What you should do – Give again, exactly as written, the lines of the records below from the line with "Emit a Python" to the line with "import numpy as np". Both end lines count; pictures do not.

>> Start Material supplied

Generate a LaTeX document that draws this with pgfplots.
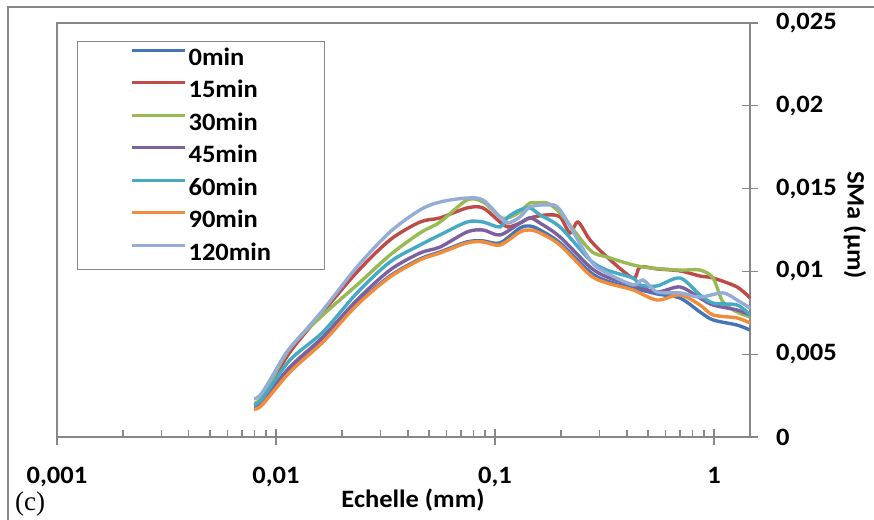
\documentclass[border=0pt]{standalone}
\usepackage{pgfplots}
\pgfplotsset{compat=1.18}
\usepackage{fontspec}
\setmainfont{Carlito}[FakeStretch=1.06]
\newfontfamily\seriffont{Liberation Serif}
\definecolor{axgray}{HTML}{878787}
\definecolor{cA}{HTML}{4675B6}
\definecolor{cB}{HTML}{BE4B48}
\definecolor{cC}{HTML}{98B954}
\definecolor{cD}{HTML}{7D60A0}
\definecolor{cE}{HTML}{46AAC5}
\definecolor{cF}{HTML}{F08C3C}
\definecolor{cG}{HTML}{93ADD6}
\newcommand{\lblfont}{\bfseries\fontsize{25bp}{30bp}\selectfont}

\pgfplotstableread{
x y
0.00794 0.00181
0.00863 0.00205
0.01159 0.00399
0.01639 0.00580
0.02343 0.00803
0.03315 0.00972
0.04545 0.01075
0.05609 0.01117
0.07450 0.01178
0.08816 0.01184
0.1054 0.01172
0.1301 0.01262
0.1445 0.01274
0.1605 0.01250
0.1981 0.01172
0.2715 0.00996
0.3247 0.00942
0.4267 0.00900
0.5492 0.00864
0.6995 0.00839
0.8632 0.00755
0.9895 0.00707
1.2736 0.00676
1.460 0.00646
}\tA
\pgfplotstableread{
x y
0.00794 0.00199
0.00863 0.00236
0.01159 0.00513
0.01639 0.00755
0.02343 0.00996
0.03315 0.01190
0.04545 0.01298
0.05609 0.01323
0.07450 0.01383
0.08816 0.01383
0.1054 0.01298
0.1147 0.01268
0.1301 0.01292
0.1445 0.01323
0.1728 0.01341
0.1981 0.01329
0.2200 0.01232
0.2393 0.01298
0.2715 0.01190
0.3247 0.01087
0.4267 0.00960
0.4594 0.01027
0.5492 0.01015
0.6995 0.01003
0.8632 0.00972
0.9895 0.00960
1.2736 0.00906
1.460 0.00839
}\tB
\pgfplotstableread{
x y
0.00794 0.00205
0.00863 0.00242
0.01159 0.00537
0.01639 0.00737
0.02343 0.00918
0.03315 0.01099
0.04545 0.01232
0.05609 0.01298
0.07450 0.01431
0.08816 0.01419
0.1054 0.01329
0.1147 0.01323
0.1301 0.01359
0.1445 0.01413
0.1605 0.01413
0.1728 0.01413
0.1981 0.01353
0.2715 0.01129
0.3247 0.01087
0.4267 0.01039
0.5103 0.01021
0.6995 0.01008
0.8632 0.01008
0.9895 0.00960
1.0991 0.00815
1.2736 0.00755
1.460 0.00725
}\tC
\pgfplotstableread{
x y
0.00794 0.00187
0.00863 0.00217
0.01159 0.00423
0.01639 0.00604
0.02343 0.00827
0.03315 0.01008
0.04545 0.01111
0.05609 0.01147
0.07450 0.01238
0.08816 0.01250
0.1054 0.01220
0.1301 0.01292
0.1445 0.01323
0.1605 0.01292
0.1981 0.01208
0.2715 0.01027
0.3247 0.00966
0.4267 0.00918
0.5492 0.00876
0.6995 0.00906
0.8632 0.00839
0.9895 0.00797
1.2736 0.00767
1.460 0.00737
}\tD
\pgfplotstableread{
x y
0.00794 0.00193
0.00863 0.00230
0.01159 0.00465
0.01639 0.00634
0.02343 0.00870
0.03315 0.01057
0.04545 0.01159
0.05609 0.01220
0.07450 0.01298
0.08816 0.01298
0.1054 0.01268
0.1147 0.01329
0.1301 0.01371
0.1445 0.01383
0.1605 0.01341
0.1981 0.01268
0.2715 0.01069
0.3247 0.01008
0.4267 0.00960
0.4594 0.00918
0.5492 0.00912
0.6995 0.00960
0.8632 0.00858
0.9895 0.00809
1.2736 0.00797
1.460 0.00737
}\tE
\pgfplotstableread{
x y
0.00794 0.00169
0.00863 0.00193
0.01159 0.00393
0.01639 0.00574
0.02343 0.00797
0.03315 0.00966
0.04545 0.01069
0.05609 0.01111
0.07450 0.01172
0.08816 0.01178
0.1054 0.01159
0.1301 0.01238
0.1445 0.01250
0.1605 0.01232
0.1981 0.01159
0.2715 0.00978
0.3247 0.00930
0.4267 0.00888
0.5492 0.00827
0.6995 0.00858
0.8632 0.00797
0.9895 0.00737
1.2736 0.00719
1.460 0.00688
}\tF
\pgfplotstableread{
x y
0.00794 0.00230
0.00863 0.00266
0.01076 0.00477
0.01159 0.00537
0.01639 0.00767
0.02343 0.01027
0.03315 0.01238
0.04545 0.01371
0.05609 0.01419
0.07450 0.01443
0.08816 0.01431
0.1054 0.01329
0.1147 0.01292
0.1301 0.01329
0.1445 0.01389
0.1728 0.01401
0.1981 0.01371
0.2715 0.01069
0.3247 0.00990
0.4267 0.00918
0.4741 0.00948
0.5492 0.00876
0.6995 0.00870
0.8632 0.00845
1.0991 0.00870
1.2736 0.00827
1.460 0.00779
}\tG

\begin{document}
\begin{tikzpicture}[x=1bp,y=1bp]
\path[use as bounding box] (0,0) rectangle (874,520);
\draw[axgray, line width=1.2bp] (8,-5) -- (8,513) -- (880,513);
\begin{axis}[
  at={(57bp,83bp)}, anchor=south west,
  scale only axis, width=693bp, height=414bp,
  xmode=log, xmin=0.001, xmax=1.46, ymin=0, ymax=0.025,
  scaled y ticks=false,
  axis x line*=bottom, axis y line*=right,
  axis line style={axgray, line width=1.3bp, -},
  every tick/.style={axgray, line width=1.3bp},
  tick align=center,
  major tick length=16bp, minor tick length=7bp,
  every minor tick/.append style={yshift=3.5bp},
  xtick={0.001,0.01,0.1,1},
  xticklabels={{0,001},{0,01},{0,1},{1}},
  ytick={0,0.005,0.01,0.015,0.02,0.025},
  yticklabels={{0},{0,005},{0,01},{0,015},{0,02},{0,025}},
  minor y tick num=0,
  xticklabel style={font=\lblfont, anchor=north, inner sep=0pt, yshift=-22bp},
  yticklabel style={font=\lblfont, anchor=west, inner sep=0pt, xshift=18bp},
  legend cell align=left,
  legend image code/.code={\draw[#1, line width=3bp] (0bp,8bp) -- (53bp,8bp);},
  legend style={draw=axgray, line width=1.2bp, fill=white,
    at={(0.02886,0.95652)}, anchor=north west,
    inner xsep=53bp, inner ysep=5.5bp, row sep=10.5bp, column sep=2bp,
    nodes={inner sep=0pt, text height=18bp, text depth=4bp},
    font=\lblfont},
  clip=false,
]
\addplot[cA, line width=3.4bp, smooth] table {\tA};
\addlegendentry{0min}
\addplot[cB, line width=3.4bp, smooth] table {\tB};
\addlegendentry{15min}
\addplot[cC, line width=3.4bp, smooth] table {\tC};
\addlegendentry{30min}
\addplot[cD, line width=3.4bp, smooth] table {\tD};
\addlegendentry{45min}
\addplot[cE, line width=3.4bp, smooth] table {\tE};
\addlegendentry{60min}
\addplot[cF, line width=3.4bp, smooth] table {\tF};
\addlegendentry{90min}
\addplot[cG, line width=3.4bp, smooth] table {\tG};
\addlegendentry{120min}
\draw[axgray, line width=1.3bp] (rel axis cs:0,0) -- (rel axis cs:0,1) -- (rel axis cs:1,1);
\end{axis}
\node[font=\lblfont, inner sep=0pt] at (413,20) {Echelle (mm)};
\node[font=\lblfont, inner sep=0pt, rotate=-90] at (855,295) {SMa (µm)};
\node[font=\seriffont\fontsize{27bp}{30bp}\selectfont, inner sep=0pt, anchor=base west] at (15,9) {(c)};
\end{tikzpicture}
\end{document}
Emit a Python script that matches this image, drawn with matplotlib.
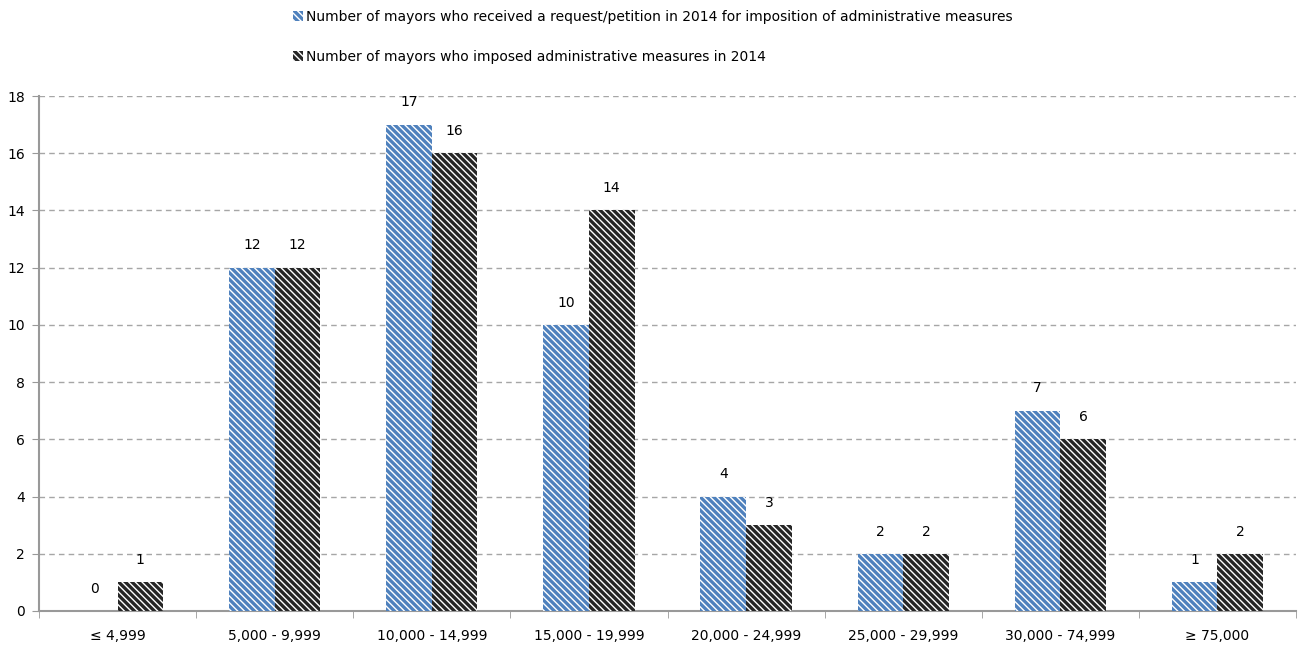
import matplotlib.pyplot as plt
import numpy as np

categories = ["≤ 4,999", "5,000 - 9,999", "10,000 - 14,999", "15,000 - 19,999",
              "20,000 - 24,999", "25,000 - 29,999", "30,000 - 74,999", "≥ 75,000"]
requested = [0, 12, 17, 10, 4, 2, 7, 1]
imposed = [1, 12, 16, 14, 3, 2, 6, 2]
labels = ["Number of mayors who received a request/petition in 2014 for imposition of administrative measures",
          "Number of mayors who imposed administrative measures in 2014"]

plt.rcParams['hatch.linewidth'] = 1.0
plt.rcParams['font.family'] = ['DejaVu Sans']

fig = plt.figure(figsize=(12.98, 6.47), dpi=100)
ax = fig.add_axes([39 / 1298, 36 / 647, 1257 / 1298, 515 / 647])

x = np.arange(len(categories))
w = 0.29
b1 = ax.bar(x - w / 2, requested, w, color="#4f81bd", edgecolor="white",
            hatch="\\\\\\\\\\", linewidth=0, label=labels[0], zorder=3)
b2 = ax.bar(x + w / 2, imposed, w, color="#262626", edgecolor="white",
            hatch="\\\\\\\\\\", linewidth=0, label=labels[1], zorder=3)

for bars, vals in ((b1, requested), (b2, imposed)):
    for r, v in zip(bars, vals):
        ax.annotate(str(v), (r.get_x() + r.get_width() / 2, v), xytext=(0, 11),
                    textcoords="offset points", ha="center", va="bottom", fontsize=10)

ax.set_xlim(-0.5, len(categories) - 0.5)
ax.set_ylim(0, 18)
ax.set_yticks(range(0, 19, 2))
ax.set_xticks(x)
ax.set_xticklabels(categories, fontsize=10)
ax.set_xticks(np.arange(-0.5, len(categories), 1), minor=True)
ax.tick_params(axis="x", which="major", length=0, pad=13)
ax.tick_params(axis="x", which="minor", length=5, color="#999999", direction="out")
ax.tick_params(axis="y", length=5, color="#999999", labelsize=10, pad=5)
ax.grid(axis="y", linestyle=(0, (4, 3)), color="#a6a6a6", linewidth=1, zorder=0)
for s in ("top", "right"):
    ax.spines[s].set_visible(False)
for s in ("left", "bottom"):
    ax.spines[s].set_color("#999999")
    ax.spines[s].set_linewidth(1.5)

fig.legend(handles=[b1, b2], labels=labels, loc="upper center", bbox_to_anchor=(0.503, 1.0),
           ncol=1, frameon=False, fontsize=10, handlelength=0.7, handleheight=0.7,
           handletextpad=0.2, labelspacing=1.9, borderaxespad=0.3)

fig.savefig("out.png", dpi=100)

>> End Material supplied

Answer to the task –
Emit a Python script that matches this image, drawn with matplotlib.
import matplotlib.pyplot as plt
import numpy as np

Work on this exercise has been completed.